I, for my part, have been much more the sore-headed variety of bear. Plenty of reasons to be grizzly at work and robbed of the hope of weekend hibernation – by the prospect of Spring camping in the cold and rain. But a sneek peek at this picture has cheered me up on at least half a dozen occasions.

The sleepy panda adorned her school campaign poster to save the benighted black and white bear. But the latest thinking says forget ‘enigmatic species’ and save ecosystems if you want conservation – bamboo forests are the thing to focus on, not the coy, inscrutable and often unsuccessful pairings of pandas in zoos.

So perhaps the tree in the picture is as important as the adorable bear hanging off it. Whatever the truth, this picture has made me – and by sharing it – a good few other people smile this week. Perhaps now a few more.

Sociabilidad

20130518-121221.jpg

Time was… I was a miserable old soul. Grumpy, cynical and unsociable. A heart of gold; but a ‘crusty’ carapace.

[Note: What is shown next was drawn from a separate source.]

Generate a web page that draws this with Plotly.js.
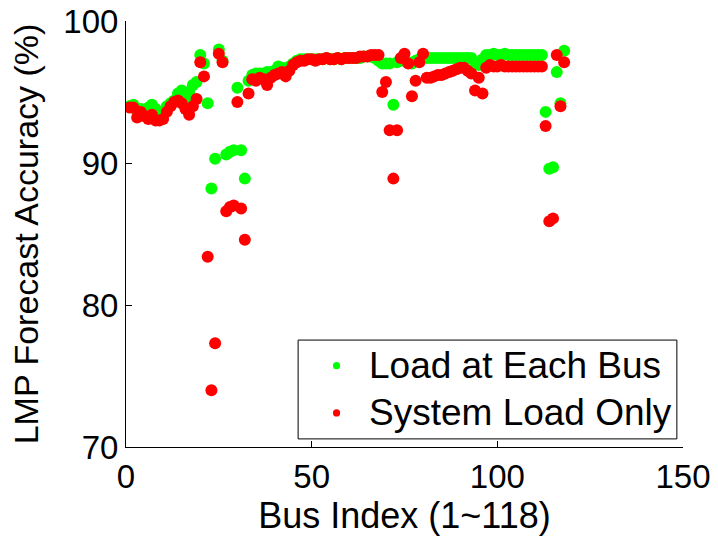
<!DOCTYPE html>
<html>
<head>
<meta charset="utf-8">
<script src="https://cdn.plot.ly/plotly-3.0.1.min.js"></script>
<style>
  html, body { margin: 0; padding: 0; background: #fff; }
  #chart { width: 718px; height: 537px; }
</style>
</head>
<body>
<div id="chart"></div>
<script>
// LMP forecast accuracy (%) per bus of the IEEE 118-bus system
const seriesNames = ['Load at Each Bus', 'System Load Only'];

const loadEachBus = [
  94.0, 94.1, 93.6, 93.8, 93.7, 93.9, 94.1, 93.8, 93.5, 93.6,
  94.0, 94.2, 94.4, 94.9, 95.1, 94.5, 95.0, 95.5, 95.7, 97.6,
  97.0, 94.2, 88.2, 90.3, 98.0, 97.2, 90.6, 90.8, 90.9, 95.3,
  90.9, 88.9, 95.8, 96.2, 96.3, 96.3, 96.3, 96.4, 96.4, 96.5,
  96.8, 96.7, 96.6, 96.8, 97.0, 97.2, 97.3, 97.3, 97.3, 97.3,
  97.3, 97.3, 97.3, 97.4, 97.3, 97.3, 97.4, 97.3, 97.4, 97.4,
  97.4, 97.4, 97.4, 97.5, 97.5, 97.5, 97.4, 97.2, 97.0, 97.0,
  97.0, 94.1, 97.1, 97.2, 97.3, 97.1, 97.0, 97.2, 97.3, 97.4,
  97.4, 97.4, 97.4, 97.4, 97.4, 97.4, 97.4, 97.4, 97.4, 97.4,
  97.4, 97.4, 97.4, 97.0, 96.9, 97.3, 97.6, 97.6, 97.7, 97.6,
  97.6, 97.7, 97.6, 97.6, 97.6, 97.6, 97.6, 97.6, 97.6, 97.6,
  97.6, 97.6, 93.6, 89.6, 89.7, 96.4, 94.2, 97.9
];

const systemLoadOnly = [
  93.9, 93.9, 93.2, 93.6, 93.3, 93.1, 93.4, 93.0, 93.0, 93.1,
  93.6, 94.0, 94.3, 94.4, 94.2, 93.8, 93.4, 94.0, 94.5, 97.1,
  96.1, 83.4, 74.0, 77.3, 97.7, 97.1, 86.6, 86.9, 87.0, 94.3,
  86.8, 84.6, 94.9, 95.9, 95.8, 96.0, 95.9, 95.5, 96.0, 96.2,
  96.3, 96.4, 96.1, 96.5, 96.9, 97.1, 97.2, 97.2, 97.3, 97.3,
  97.2, 97.3, 97.3, 97.4, 97.3, 97.3, 97.4, 97.3, 97.4, 97.4,
  97.4, 97.4, 97.5, 97.5, 97.5, 97.6, 97.6, 97.6, 95.0, 95.7,
  92.3, 88.9, 92.3, 97.4, 97.7, 97.0, 94.7, 95.8, 97.1, 97.7,
  96.0, 96.0, 96.1, 96.2, 96.2, 96.3, 96.4, 96.5, 96.6, 96.7,
  96.7, 96.5, 96.3, 95.1, 96.0, 94.9, 96.7, 96.9, 96.8, 96.8,
  96.9, 96.8, 96.8, 96.8, 96.8, 96.8, 96.8, 96.8, 96.8, 96.8,
  96.8, 96.8, 92.6, 85.9, 86.1, 97.6, 94.0, 97.1
];

const busIndex = loadEachBus.map((_, i) => i + 1);

const xTicks = [0, 50, 100, 150];
const yTicks = [70, 80, 90, 100];

const colors = ['#00ff00', '#ff0000'];
const FONT = '"Liberation Sans", Arial, Helvetica, sans-serif';

const traces = [loadEachBus, systemLoadOnly].map((vals, k) => ({
  type: 'scatter',
  mode: 'markers',
  x: busIndex,
  y: vals,
  name: seriesNames[k],
  showlegend: false,
  marker: { color: colors[k], size: 12, line: { width: 0 } },
  hoverinfo: 'x+y'
}));

// Legend box drawn in paper coordinates (plot area is 557 x 426 px)
const PW = 557, PH = 426;
const legBox = { x0: 0.309, x1: 0.989, y0: 0.019, y1: 0.251 };
const legSymX = 0.378, legTextX = 0.433;
const legRowY = [0.191, 0.080];
const symR = 3.6;

const shapes = [{
  type: 'rect', xref: 'paper', yref: 'paper',
  x0: legBox.x0, x1: legBox.x1, y0: legBox.y0, y1: legBox.y1,
  line: { color: '#000000', width: 1 }, fillcolor: '#ffffff', layer: 'above'
}];
const annotations = [];
seriesNames.forEach((name, k) => {
  shapes.push({
    type: 'circle', xref: 'paper', yref: 'paper',
    x0: legSymX - symR / PW, x1: legSymX + symR / PW,
    y0: legRowY[k] - symR / PH, y1: legRowY[k] + symR / PH,
    line: { width: 0 }, fillcolor: colors[k], layer: 'above'
  });
  annotations.push({
    xref: 'paper', yref: 'paper',
    x: legTextX, y: legRowY[k],
    xanchor: 'left', yanchor: 'middle',
    text: name, showarrow: false,
    font: { family: FONT, size: 37, color: '#000000' }
  });
});

const layout = {
  width: 718,
  height: 537,
  margin: { l: 126, r: 35, t: 21, b: 90 },
  paper_bgcolor: '#ffffff',
  plot_bgcolor: '#ffffff',
  font: { family: FONT, color: '#000000', size: 33 },
  showlegend: false,
  shapes: shapes,
  annotations: annotations,
  xaxis: {
    range: [0, 150],
    tickvals: xTicks,
    ticktext: xTicks.map(String),
    ticks: 'inside',
    ticklen: 6,
    tickcolor: '#000000',
    showline: true,
    linecolor: '#000000',
    linewidth: 1,
    mirror: false,
    showgrid: false,
    zeroline: false,
    tickfont: { family: FONT, size: 33 },
    title: { text: 'Bus Index (1~118)', font: { family: FONT, size: 36 }, standoff: 1 }
  },
  yaxis: {
    range: [70, 100],
    tickvals: yTicks,
    ticktext: yTicks.map(String),
    ticks: 'inside',
    ticklen: 6,
    tickcolor: '#000000',
    showline: true,
    linecolor: '#000000',
    linewidth: 1,
    mirror: false,
    showgrid: false,
    zeroline: false,
    tickfont: { family: FONT, size: 33 },
    title: { text: 'LMP Forecast Accuracy (%)', font: { family: FONT, size: 34 }, standoff: 14 }
  }
};

Plotly.newPlot('chart', traces, layout, { displayModeBar: false, staticPlot: true });
</script>
</body>
</html>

But the onset of children, middle years – and life in generally good shape – means I surprise myself sometimes.

Of course no leopard entirely changes its spots. I have finite (and quite small) reserves of geniality – just ask the missus and our friends. But in short bursts, and in the right circumstances, I can now be a jolly old soul.

And this morning was a good example. Having bought a nice purple potted plant with my son (who loves a natter and hugging complete strangers). We bumped into someone I’ve only ever spoken to once, a woman from work, painting her new house wall.

Time was I’d have smiled wanly and hurried on by. But today I popped the boy in the car – and jogged back for two minutes of spontaneous sociability with her and her other half. A flower, the son and sociability – the recipe for a blooming good morning.